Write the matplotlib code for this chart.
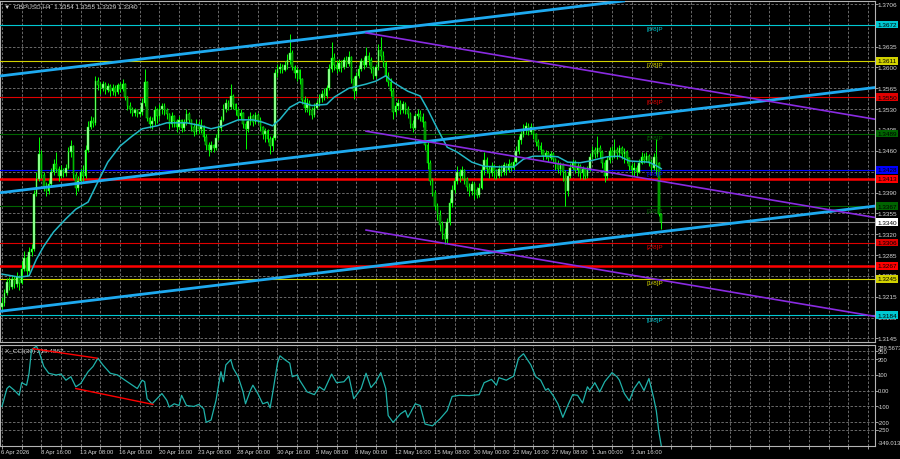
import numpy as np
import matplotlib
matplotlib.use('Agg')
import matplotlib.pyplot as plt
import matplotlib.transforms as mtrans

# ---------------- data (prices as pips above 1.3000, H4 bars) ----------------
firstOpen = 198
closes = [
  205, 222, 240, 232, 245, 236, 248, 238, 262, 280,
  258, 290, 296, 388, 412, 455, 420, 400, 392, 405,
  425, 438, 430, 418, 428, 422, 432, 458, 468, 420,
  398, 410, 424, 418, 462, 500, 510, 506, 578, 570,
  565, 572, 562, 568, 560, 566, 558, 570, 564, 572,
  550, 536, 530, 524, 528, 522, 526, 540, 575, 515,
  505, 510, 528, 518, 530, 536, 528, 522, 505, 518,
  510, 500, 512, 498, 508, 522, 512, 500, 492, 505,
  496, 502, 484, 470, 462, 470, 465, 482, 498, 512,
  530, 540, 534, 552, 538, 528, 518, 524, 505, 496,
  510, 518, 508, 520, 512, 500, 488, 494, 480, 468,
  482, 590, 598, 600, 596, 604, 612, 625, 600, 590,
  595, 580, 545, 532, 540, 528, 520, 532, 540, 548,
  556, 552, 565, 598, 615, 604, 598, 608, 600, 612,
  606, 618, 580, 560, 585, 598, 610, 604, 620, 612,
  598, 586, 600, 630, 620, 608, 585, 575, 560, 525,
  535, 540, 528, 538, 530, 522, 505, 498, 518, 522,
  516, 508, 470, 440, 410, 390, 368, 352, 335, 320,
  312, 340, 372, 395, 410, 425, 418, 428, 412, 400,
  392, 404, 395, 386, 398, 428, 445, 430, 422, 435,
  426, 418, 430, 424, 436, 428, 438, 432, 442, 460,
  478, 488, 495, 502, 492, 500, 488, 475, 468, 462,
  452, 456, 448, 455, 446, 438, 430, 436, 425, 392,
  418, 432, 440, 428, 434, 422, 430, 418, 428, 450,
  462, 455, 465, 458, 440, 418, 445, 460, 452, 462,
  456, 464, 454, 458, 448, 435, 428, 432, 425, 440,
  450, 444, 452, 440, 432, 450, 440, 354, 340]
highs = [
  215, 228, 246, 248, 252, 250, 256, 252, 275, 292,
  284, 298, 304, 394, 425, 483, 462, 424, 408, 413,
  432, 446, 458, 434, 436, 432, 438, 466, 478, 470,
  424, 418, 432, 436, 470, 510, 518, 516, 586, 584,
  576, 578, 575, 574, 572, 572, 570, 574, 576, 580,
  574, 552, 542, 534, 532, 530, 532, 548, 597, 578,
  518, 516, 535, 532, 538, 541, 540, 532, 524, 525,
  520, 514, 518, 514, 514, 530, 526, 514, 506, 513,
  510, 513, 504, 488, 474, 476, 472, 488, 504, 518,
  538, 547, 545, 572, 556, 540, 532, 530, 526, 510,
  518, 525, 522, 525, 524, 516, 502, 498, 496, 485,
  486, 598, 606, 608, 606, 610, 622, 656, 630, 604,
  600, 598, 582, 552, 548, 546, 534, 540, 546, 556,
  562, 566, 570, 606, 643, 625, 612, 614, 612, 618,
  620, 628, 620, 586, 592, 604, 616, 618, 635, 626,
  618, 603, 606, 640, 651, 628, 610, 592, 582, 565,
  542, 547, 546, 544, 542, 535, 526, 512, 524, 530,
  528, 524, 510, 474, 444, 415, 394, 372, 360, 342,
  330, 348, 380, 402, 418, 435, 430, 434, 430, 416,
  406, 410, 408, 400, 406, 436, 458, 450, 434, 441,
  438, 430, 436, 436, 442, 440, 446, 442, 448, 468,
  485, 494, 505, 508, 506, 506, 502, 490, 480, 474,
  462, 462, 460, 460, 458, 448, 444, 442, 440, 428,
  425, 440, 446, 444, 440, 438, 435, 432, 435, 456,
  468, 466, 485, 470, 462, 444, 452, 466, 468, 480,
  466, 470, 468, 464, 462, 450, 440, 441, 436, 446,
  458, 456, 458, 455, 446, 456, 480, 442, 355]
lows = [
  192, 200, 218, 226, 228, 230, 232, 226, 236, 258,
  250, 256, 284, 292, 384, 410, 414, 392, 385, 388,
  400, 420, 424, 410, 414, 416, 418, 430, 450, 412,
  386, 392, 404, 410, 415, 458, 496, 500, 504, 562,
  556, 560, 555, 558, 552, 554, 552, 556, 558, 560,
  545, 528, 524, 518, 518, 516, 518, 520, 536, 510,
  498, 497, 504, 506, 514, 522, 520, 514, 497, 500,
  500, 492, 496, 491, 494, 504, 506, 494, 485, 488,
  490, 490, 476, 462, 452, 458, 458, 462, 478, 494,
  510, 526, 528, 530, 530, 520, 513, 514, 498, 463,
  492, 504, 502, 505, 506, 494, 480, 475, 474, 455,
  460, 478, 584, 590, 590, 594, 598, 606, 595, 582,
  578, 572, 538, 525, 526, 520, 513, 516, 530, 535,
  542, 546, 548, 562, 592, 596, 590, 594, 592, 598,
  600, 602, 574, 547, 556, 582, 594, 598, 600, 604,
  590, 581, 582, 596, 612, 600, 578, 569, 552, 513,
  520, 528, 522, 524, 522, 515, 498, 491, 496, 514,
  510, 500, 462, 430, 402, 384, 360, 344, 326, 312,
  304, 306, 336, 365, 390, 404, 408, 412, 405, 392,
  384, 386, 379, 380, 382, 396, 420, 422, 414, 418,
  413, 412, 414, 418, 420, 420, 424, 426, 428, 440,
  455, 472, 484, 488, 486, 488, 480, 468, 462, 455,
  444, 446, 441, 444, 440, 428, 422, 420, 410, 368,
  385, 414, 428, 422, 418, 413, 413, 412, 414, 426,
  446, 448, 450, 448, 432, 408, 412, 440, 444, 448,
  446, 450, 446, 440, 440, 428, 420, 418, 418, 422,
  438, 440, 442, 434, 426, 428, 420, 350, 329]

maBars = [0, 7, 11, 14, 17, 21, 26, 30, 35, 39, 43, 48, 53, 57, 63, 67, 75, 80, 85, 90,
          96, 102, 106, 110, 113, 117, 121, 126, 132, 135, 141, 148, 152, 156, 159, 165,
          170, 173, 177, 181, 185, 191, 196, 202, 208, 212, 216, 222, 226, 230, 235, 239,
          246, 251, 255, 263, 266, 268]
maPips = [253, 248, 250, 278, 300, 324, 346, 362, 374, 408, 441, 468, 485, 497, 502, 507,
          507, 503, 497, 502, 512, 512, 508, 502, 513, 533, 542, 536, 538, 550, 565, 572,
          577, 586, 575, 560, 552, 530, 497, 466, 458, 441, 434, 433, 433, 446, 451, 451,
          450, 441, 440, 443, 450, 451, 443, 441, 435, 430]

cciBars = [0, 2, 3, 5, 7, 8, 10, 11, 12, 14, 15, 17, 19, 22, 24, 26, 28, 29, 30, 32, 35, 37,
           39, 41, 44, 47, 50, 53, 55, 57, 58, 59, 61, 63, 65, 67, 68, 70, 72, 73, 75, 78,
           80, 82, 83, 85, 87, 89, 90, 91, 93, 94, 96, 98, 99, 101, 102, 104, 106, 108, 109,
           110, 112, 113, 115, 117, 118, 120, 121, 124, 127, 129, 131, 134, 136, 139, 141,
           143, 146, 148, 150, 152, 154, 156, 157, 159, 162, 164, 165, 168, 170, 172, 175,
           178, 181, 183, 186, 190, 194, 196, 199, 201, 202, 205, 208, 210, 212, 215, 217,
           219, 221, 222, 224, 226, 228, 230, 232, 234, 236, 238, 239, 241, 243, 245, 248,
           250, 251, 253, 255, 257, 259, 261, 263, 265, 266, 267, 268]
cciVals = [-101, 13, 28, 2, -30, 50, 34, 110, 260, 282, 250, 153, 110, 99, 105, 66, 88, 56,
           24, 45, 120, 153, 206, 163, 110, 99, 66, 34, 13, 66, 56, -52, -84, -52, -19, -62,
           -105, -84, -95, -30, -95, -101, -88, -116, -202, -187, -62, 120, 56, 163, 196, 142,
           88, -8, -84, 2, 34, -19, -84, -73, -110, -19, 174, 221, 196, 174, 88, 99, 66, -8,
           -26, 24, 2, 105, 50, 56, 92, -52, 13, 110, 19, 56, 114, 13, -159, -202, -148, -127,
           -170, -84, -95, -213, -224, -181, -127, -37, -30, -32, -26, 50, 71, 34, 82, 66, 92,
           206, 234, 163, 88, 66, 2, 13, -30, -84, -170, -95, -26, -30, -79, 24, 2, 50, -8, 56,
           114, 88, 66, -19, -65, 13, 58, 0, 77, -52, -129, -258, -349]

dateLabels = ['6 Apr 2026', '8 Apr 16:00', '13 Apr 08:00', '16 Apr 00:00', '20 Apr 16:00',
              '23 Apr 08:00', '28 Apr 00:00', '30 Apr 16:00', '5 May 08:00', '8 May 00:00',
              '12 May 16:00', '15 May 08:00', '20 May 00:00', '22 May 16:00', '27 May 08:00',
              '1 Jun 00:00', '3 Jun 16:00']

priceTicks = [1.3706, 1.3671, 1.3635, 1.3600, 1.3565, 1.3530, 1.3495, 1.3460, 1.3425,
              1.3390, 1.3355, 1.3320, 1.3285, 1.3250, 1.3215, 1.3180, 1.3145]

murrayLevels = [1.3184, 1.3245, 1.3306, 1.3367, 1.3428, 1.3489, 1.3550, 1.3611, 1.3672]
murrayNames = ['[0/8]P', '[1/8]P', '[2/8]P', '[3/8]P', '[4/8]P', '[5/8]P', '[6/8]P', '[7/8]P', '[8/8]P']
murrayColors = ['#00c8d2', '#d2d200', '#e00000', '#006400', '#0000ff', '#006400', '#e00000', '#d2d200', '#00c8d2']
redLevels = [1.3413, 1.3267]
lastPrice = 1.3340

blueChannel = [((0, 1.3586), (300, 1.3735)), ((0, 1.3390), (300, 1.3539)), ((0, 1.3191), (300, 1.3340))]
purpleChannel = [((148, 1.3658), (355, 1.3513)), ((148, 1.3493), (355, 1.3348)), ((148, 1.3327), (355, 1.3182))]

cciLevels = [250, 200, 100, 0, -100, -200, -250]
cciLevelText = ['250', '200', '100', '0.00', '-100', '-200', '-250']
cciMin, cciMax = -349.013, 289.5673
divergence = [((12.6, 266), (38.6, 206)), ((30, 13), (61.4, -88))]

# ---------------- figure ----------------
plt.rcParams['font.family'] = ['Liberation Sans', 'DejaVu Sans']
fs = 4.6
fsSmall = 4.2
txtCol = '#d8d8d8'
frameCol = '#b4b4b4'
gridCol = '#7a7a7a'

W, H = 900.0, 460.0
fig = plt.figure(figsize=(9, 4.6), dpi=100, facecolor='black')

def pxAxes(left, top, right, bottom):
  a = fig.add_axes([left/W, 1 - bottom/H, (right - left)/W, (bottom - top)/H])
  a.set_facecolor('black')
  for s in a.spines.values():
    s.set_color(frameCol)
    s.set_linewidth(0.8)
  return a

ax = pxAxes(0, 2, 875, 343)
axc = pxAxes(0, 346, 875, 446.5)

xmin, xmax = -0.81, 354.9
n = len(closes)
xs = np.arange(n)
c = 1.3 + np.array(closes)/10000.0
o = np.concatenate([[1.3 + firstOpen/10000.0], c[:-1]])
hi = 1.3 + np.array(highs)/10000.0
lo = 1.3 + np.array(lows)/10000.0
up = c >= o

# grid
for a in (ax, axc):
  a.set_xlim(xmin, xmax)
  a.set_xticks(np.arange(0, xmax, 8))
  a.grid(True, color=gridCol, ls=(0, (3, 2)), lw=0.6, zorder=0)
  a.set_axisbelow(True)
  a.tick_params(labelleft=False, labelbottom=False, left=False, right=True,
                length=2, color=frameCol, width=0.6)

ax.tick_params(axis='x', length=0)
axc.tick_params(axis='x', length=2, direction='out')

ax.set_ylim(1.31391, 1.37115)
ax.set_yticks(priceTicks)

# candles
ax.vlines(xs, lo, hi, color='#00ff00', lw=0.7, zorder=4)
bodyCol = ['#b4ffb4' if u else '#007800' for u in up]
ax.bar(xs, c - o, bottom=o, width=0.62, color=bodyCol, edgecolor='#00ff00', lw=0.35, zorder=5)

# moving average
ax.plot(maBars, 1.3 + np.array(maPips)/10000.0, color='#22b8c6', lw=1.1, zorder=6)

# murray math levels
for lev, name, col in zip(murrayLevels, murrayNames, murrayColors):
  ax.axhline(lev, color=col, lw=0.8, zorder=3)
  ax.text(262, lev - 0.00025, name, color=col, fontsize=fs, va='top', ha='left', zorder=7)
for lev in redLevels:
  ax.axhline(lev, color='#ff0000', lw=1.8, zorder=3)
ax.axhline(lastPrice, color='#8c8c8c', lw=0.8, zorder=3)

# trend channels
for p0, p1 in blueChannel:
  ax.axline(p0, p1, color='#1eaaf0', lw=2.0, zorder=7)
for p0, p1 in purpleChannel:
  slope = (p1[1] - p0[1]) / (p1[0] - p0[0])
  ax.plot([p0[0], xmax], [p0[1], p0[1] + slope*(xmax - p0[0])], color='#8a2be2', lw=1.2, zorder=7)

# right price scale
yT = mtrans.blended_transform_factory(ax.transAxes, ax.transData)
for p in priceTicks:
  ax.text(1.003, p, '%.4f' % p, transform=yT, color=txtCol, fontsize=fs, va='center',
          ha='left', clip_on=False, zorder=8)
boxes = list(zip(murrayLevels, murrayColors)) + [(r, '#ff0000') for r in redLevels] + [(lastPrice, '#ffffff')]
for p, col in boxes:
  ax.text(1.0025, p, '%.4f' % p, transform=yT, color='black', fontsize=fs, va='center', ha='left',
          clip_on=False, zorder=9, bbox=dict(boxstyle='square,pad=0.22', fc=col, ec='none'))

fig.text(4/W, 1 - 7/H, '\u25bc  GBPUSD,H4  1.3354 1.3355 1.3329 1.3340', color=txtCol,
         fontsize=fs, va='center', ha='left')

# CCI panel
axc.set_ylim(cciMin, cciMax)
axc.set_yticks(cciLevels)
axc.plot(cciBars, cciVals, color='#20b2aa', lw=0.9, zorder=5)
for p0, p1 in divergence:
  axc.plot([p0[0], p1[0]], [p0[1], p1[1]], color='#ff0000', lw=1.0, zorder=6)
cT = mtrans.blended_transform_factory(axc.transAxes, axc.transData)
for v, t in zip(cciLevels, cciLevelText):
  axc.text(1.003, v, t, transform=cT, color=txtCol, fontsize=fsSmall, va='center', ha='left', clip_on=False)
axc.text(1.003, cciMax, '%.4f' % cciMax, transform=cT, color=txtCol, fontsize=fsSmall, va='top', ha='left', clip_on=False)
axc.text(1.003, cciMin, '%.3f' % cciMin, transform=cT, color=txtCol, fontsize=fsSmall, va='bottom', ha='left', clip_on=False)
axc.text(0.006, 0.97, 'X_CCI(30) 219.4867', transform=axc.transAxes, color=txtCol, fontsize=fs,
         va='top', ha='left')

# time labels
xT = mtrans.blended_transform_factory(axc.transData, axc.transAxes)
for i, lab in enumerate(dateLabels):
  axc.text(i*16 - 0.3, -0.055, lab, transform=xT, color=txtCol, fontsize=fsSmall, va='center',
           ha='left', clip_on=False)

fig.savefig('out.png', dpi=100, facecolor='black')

--------------------------------

* [EXERCISE REQUIREMENTS] Repeat the listing above up to and including the line with "import matplotlib.transforms as mtrans", starting from its first line. Drop any pictures.

* [ANSWER BELOW]
Write the matplotlib code for this chart.
import numpy as np
import matplotlib
matplotlib.use('Agg')
import matplotlib.pyplot as plt
import matplotlib.transforms as mtrans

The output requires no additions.